По поводу одной цели (Исповедь) бесплатное чтение

Слово от автора
Когда туман сомнений так сгустился,
Что в нем и правый с левым заблудился,
Когда в душе – надломленный хрусталь,
И человек себе не судия, а тать,
Крадущий жизнь у ближнего беззлобно
Лишь потому, что так его удобно
Высокой мысли, – в этот самый час
Родился сей мучительный рассказ.
Не ждите здесь ни легкости, ни лести,
Ни приключений, ни счастливой мести.
Здесь только путь, истерзанный дотла,
Души, что в прах иллюзии сожгла.
Здесь только боль – целительный напиток
Для тех, кто отдал жизнь свою для пыток
Идей, что выше ставят, чем людей.
Смотри же вглубь, читатель, и прозрей.
В наш век сомнений и шатких истин, когда самые прочные, казалось бы, основания трещат под ногами, душа человеческая оказалась в величайшей растерянности. Мы научились искусно рассуждать о высоких материях, но разучились просто чувствовать. Отвлеченная, «головная» идея стала для многих из нас куда реальнее и важнее, чем живая, трепещущая жизнь другого человека.
Герой сей повести – не исключительный злодей и не фантастическое порождение авторского вымысла. Напротив, он – дитя своего времени; его болезнь – это болезнь нашего века. Это история о том, к какой страшной гордыне и какому духовному падению может привести человека одна-единственная отвлеченная мысль, возведенная в абсолют.
Эта повесть написана не для праздного развлечения, но как попытка исследовать один из самых мучительных вопросов: что происходит, когда человек влюбляется не в живую душу, а в собственную идею о ней? И возможен ли путь к воскресению для того, кто, в погоне за призрачной «целью», растоптал и чужое сердце, и самого себя.

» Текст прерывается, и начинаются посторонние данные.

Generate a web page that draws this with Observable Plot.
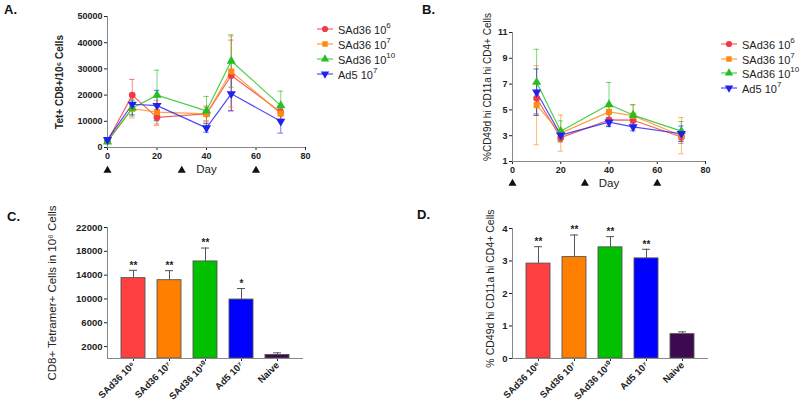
<!DOCTYPE html>
<html><head><meta charset="utf-8">
<script src="https://cdn.jsdelivr.net/npm/d3@7"></script>
<script src="https://cdn.jsdelivr.net/npm/@observablehq/plot@0.6"></script>
<style>
body{margin:0;background:#fff;font-family:"Liberation Sans",Arial,sans-serif;}
#wrap{position:relative;width:800px;height:413px;overflow:hidden;background:#fff;}
.panel{position:absolute;}
.letter{position:absolute;font-weight:bold;font-size:13px;color:#111;line-height:1;}
.legrow{position:absolute;white-space:nowrap;font-size:11px;color:#222;line-height:1;display:flex;align-items:center;}
.legrow sup{font-size:8px;position:relative;top:-1px;}
.legrow svg{margin-right:5px;}
</style></head><body><div id="wrap"></div>
<script>
// ---------- data ----------
const seriesNames = ["SAd36 10⁶","SAd36 10⁷","SAd36 10¹⁰","Ad5 10⁷"];
const legendBase = ["SAd36 10","SAd36 10","SAd36 10","Ad5 10"];
const legendExp = ["6","7","10","7"];
const seriesColors = ["#f03a44","#ff8a10","#22c022","#2020f0"];

// Panel A: Tet+ CD8+ per 10^6 cells over days
const daysA = [0,10,20,40,50,70];
const aSAd36_6  = [2500,20000,11500,12800,27500,13500];
const aSAd36_7  = [2500,14800,13500,12800,29000,13000];
const aSAd36_10 = [2200,15000,20000,14000,33000,16000];
const aAd5_7    = [3000,16500,16000,7500,20500,10000];
const aErr6  = [500,6000,3000,3000,13500,1500];
const aErr7  = [500,3500,4500,2500,13500,2000];
const aErr10 = [500,3000,9500,5500,10000,5500];
const aErrAd = [500,4000,5800,1700,6500,4500];

// Panel B: %CD49d hi CD11a hi CD4+ over days
const daysB = [10,20,40,50,70];
const bSAd36_6  = [5.9,2.85,4.22,4.2,2.9];
const bSAd36_7  = [5.37,3.2,4.85,4.55,3.0];
const bSAd36_10 = [7.15,3.35,5.42,4.6,3.35];
const bAd5_7    = [6.37,3.05,4.05,3.68,3.15];
const bErr6  = [1.2,0.35,0.4,0.5,0.5];
const bErr7  = [3.07,1.4,0.6,0.85,1.4];
const bErr10 = [2.55,0.8,1.7,0.8,0.75];
const bErrAd = [1.8,0.4,0.35,0.3,0.6];

// Boost days (arrowheads)
const boostDays = [0,30,60];

// Panels C and D: bars
const barCats = ["SAd36 10⁶","SAd36 10⁷","SAd36 10¹⁰","Ad5 10⁷","Naive"];
const barColors = ["#ff4040","#ff8000","#00c000","#0000ff","#3c0a50"];
const cVals = [13500,13150,16300,9900,600];
const cErr  = [1300,1600,2250,1850,350];
const cSig  = ["**","**","**","*",""];
const dVals = [2.92,3.12,3.42,3.08,0.75];
const dErr  = [0.52,0.68,0.33,0.28,0.07];
const dSig  = ["**","**","**","**",""];

const ticksA = [0,10000,20000,30000,40000,50000];
const ticksB = [1,3,5,7,9,11];
const ticksC = [2000,6000,10000,14000,18000,22000];
const ticksD = [0,1,2,3,4];
const ticksDay = [0,20,40,60,80];

// ---------- helpers ----------
const triDown = {draw(ctx,size){const s3=Math.sqrt(3);const y=-Math.sqrt(size/(s3*3));ctx.moveTo(0,-y*2);ctx.lineTo(-s3*y,y);ctx.lineTo(s3*y,y);ctx.closePath();}};
const symbolRange = ["circle","square","triangle",triDown];
const FONT = "Liberation Sans, Arial, sans-serif";
const wrap = document.getElementById("wrap");

function place(el,left,top){const d=document.createElement("div");d.className="panel";d.style.left=left+"px";d.style.top=top+"px";d.appendChild(el);wrap.appendChild(d);}
function letter(t,left,top){const d=document.createElement("div");d.className="letter";d.textContent=t;d.style.left=left+"px";d.style.top=top+"px";wrap.appendChild(d);}
function legend(left,tops){
  seriesNames.forEach((s,i)=>{
    const row=document.createElement("div");row.className="legrow";
    row.style.left=left+"px";row.style.top=(tops[i]-6)+"px";
    const svg=d3.create("svg").attr("width",16).attr("height",12);
    svg.append("line").attr("x1",0).attr("x2",16).attr("y1",6).attr("y2",6).attr("stroke",seriesColors[i]).attr("stroke-opacity",0.8).attr("stroke-width",1.2);
    const sym = typeof symbolRange[i]==="string" ? {circle:d3.symbolCircle,square:d3.symbolSquare,triangle:d3.symbolTriangle}[symbolRange[i]] : symbolRange[i];
    svg.append("path").attr("transform","translate(8,6)").attr("d",d3.symbol(sym,30)()).attr("fill",seriesColors[i]);
    row.appendChild(svg.node());
    const t=document.createElement("span");t.innerHTML=legendBase[i]+"<sup>"+legendExp[i]+"</sup>";
    row.appendChild(t);wrap.appendChild(row);
  });
}
function rowsOf(days, vals, errs){
  const rows=[];
  seriesNames.forEach((s,i)=>days.forEach((d,j)=>rows.push({series:s,day:d,v:vals[i][j],e:errs[i][j]})));
  return rows;
}

function linePanel(o){
  const rows = rowsOf(o.days,o.vals,o.errs);
  return Plot.plot({
    width:400,height:200,marginLeft:o.ml,marginRight:o.mr,marginTop:o.mt,marginBottom:o.mb,
    style:{fontFamily:FONT,fontSize:"9px",fontWeight:"bold",color:"#222",background:"transparent",overflow:"visible"},
    x:{domain:[0,80],ticks:ticksDay,tickSize:3,tickPadding:2,label:null},
    y:{domain:o.ydom,ticks:o.yticks,tickSize:3,tickPadding:2,label:null,tickFormat:d=>String(d)},
    color:{domain:seriesNames,range:seriesColors},
    symbol:{domain:seriesNames,range:symbolRange},
    marks:[
      Plot.ruleX([0],{stroke:"#888"}),
      Plot.ruleY([o.ydom[0]],{stroke:"#888"}),
      Plot.ruleX(rows,{x:"day",y1:d=>d.v-d.e,y2:d=>d.v+d.e,stroke:"series",strokeOpacity:0.6}),
      Plot.ruleY(rows,{y:d=>d.v+d.e,x1:d=>d.day-1.1,x2:d=>d.day+1.1,stroke:"series",strokeOpacity:0.65}),
      Plot.ruleY(rows,{y:d=>d.v-d.e,x1:d=>d.day-1.1,x2:d=>d.day+1.1,stroke:"series",strokeOpacity:0.65}),
      Plot.line(rows,{x:"day",y:"v",z:"series",stroke:"series",strokeWidth:1.2,strokeOpacity:0.8}),
      Plot.dot(rows,{x:"day",y:"v",fill:"series",symbol:"series",r:3.4}),
      Plot.dot(boostDays,{x:d=>d,frameAnchor:"bottom",dy:o.triDy,symbol:"triangle",fill:"#111",r:3}),
      Plot.text(["Day"],{frameAnchor:"bottom",dy:o.dayDy,fontSize:11.5,fontWeight:"normal",fill:"#222"}),
      Plot.text([o.ylabel],{frameAnchor:"left",textAnchor:"middle",rotate:-90,dx:o.ldx,dy:o.ldy,fontSize:10,fontWeight:o.lweight,fill:"#222"})
    ]
  });
}

function barPanel(o){
  const rows = barCats.map((c,i)=>({cat:c,v:o.vals[i],e:o.errs[i],sig:o.sig[i]}));
  return Plot.plot({
    width:400,height:213,marginLeft:o.ml,marginRight:o.mr,marginTop:o.mt,marginBottom:o.mb,
    style:{fontFamily:FONT,fontSize:"9.5px",fontWeight:"bold",color:"#222",background:"transparent",overflow:"visible"},
    x:{domain:barCats,padding:0.34,tickRotate:-45,tickSize:3,tickPadding:2,label:null},
    y:{domain:o.ydom,ticks:o.yticks,tickSize:3,tickPadding:2,label:null,tickFormat:d=>String(d)},
    color:{domain:barCats,range:barColors},
    marks:[
      Plot.barY(rows,{x:"cat",y:"v",fill:"cat",stroke:"#555",strokeWidth:0.9}),
      Plot.ruleX(rows,{x:"cat",y1:"v",y2:d=>d.v+d.e,stroke:"#555"}),
      Plot.tickY(rows,{x:"cat",y:d=>d.v+d.e,stroke:"#555",insetLeft:8,insetRight:8}),
      Plot.text(rows,{x:"cat",y:d=>d.v+d.e,text:"sig",dy:-5,fontSize:10,fill:"#222"}),
      Plot.frame({anchor:"left",stroke:"#888"}),
      Plot.ruleY([o.ydom[0]],{stroke:"#888"}),
      Plot.text([o.ylabel],{frameAnchor:"left",textAnchor:"middle",rotate:-90,dx:o.ldx,dy:o.ldy,fontSize:o.lsize,fontWeight:"normal",fill:"#222"})
    ]
  });
}

// ---------- panels ----------
place(linePanel({days:daysA,vals:[aSAd36_6,aSAd36_7,aSAd36_10,aAd5_7],errs:[aErr6,aErr7,aErr10,aErrAd],
  ml:107,mr:95,mt:16,mb:53,ydom:[0,50000],yticks:ticksA,triDy:23,dayDy:25,
  ylabel:"Tet+ CD8+/10⁶ Cells",ldx:-48,ldy:0,lweight:"bold"}),0,0);
place(linePanel({days:daysB,vals:[bSAd36_6,bSAd36_7,bSAd36_10,bAd5_7],errs:[bErr6,bErr7,bErr10,bErrAd],
  ml:112,mr:95,mt:32,mb:39,ydom:[1,11],yticks:ticksB,triDy:22,dayDy:25,
  ylabel:"%CD49d hi CD11a hi CD4+ Cells",ldx:-25,ldy:-10,lweight:"normal"}),400,0);
place(barPanel({vals:cVals,errs:cErr,sig:cSig,ml:107,mr:97,mt:27,mb:55,ydom:[0,22000],yticks:ticksC,
  ylabel:"CD8+ Tetramer+ Cells in 10⁶ Cells",ldx:-55,ldy:0,lsize:11.5}),0,200);
place(barPanel({vals:dVals,errs:dErr,sig:dSig,ml:112,mr:92,mt:28,mb:55,ydom:[0,4],yticks:ticksD,
  ylabel:"% CD49d hi CD11a hi CD4+ Cells",ldx:-22,ldy:-5,lsize:10.5}),400,200);

legend(317,[29,44,59,74]);
legend(721,[44,59,73,88]);
letter("A.",4,3);
letter("B.",422,3);
letter("C.",7,210);
letter("D.",417,208);
</script></body></html>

А теперь, за мной читатель!..
***
Есть, знаете ли, в нашем петербургском, да и во всяком другом, свете такие понятия, такие идеи, которые витают в воздухе, как чад, как желтый туман, и которыми всякий человек дышит, даже не замечая их ядовитой сладости. Мы произносим слова, высокие, значительные слова, вроде «любовь», «родина», «цель», а сами-то, если остановить нас на полуслове в каком-нибудь пассаже и спросить со всей строгостью: «А что сие есть?» – мы и двух слов связать не сможем, пробормочем какую-нибудь пошлость и поспешим дальше. Ибо мысль, господа, мысль подлинная – это бремя, это болезнь!
Я сам, ваш покорный слуга, Дмитрий Павлович, долгое время пребывал в этом тумане, почитая его за свет. Мне шел уже тридцать четвертый год, возраст, в котором иные уже успели растратить не только имение, но и самую душу свою. Я же… ах, что я! Я прожигал жизнь, как прожигают папироску: с горьким дымом и секундным удовольствием, бродя по бесконечным проспектам и грязным дворам-колодцам нашего города. И вот, давеча, состоялся у меня разговор с сестрицей моей, Катериной, особой серьезной и давно уже обремененной и супругом, и потомством.
Дело было после обеда. Я вытирал салфеткой губы, а она смотрела на меня с тем особливым женским выражением, в котором смешаны и жалость, и праведный гнев.
– Дмитрий, когда же ты остепенишься? Когда начнется в тебе человек? – проговорила она так, будто выносила мне приговор. – Когда-нибудь, сестрица, непременно когда-нибудь, – бросил я ей, а сам подумал: «И тебе ли, милая, судить о человеке во мне?» – Ты проживаешь жизнь без всякой цели, – продолжала она, не слушая. – Матушка вся исстрадалась, дожидаясь от тебя внуков. Один эгоизм в тебе, одно лишь самолюбие!
«Цель! Опять это слово!» – пронеслось у меня в голове. И тут же, как бес какой-то, дернул меня за язык лукавый вопрос. Я прищурился и спросил ее почти шепотом: – Бесцельный, говоришь… Катенька, душа моя, а скажи ты мне, ради самого Христа, что есть ЦЕЛЬ?
О, как она посмотрела на меня! Как будто я спросил ее о составе звезд или о том, почему человек страдает. Она покраснела, замялась и в итоге не ответила ничего вразумительного. Но спасибо ей, о, нижайшее ей спасибо! Ибо с этого самого мгновения вопрос этот впился в мой мозг, как раскаленный гвоздь, и не давал мне более покою ни днем, ни ночью. Я ушел от нее, терзаемый этой новой, незнакомой мне доселе лихорадкой мысли.